That new-orb shine… may be starting to wear off. Worldcoin, the head-turning crypto project from OpenAI CEO Sam Altman, is facing pushback just a week after launching its WLD token. Yesterday, Kenya’s Interior Ministry ordered the company to suspend user enrollment in the country over privacy concerns. Worldcoin says it helps confirm that a person online is actually a person IRL (think: captcha 2.0) by associating eye scans with World IDs, and it found early success in the east African country.
Buy for an eye: 350K+ Kenyans have had their irises scanned by Worldcoin’s metallic orbs in exchange for 25 WLD each — worth about $50.
Scanning for a warm welcome… but finding a cold shoulder. Kenyan officials aren’t the only ones giving Worldcoin the side-eye. France’s data-protection authority said the project’s legality “seems questionable,” and UK officials are looking into the orb (not in the iris-scanning way). Germany’s data-protection watchdog has been investigating the project since last year.
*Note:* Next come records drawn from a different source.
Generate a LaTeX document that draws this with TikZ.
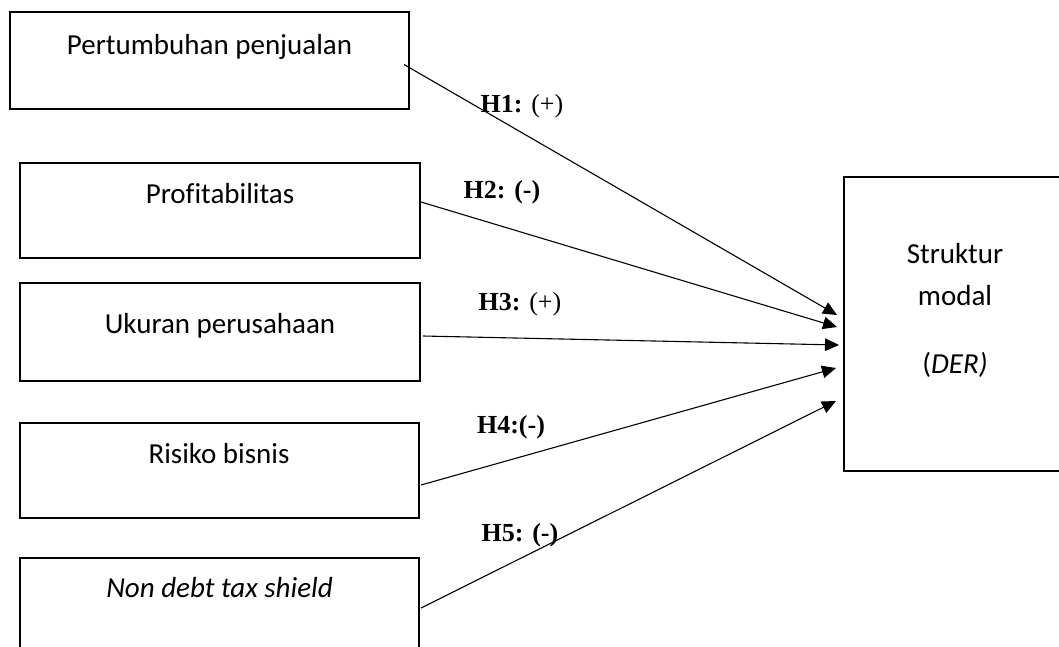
\documentclass[tikz,border=0pt]{standalone}
\usepackage{fontspec}
\setmainfont{Liberation Serif}
\newfontfamily\boxfont[Ligatures=NoCommon]{Carlito}
\usepackage{tikz}
\usetikzlibrary{arrows.meta,positioning,calc}
\tikzset{
    varbox/.style={rectangle, draw, line width=2pt, inner sep=0pt, minimum width=399pt, minimum height=97pt},
    depbox/.style={rectangle, draw, line width=2pt, inner sep=0pt, minimum width=231pt, minimum height=294pt},
    boxtext/.style={anchor=base, inner sep=0pt, font=\boxfont\fontsize{29}{35}\selectfont},
    hyp/.style={anchor=base, inner sep=0pt, font=\fontsize{26}{31}\selectfont},
    link/.style={line width=1.1pt, -{Triangle[length=14pt, width=12.5pt]}}
}

\begin{document}
\begin{tikzpicture}[x=1pt, y=-1pt]
    \clip (0,0) rectangle (1059,646);

    % Independent variables
    \node[varbox] (b1) at (209.5,60.5) {};
    \node[varbox, minimum width=400pt, minimum height=95pt] (b2) at (220,210.5) {};
    \node[varbox, minimum width=400pt, minimum height=98pt] (b3) at (220,332) {};
    \node[varbox, minimum height=95pt] (b4) at (219,470.5) {};
    \node[varbox, minimum height=98pt] (b5) at (219.5,607) {};

    \node[boxtext] (t1) at (209.5,54) {Pertumbuhan penjualan};
    \node[boxtext] (t2) at (220,203) {Profitabilitas};
    \node[boxtext] (t3) at (220,333) {Ukuran perusahaan};
    \node[boxtext] (t4) at (219,463) {Risiko bisnis};
    \node[boxtext] (t5) at (219.5,597) {\itshape Non debt tax shield};

    % Dependent variable
    \node[depbox] (der) at (959.5,324) {};
    \node[boxtext] (s1) at (955,263) {Struktur};
    \node[boxtext] (s2) at (955,305) {modal};
    \node[boxtext] (s3) at (955,373) {(\textit{DER)}};

    % Arrow ends
    \coordinate (e1) at (837,315);
    \coordinate (e2) at (837,327);
    \coordinate (e3) at (839,345);
    \coordinate (e4) at (836,368);
    \coordinate (e5) at (836,401);

    % Hypotheses
    \draw[link] ([xshift=-6pt, yshift=-4pt]b1.east) -- (e1);
    \draw[link] ([yshift=8.5pt]b2.east) -- (e2);
    \draw[link] ([xshift=2pt, yshift=-4pt]b3.east) -- (e3);
    \draw[link] ([xshift=1.5pt, yshift=-14.5pt]b4.east) -- (e4);
    \draw[link] ([xshift=1pt, yshift=-1pt]b5.east) -- (e5);

    \node[hyp] (h1) at (522,112) {\textbf{H1:} (+)};
    \node[hyp] (h2) at (502,198) {\textbf{H2: (-)}};
    \node[hyp] (h3) at (520,310) {\textbf{H3:} (+)};
    \node[hyp] (h4) at (511,433) {\textbf{H4:(-)}};
    \node[hyp] (h5) at (520,541) {\textbf{H5: (-)}};
\end{tikzpicture}
\end{document}
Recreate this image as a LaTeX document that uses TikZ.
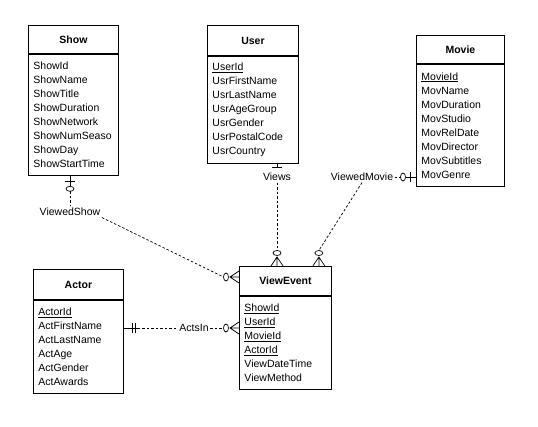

The concern: Worldcoin’s handling of biometric data could put users at risk.
Flash only gets you so far… Worldcoin made waves with sci-fi-looking tech and an out-there pitch — at one point verifying a new user every eight seconds, Altman said. But now the “revolutionary” rubber’s meeting the regulatory road. Still, the biz developing Worldcoin said the project is moving ahead in Europe, Latin America, and Africa, and hinted that it could one day charge companies to use its verification services.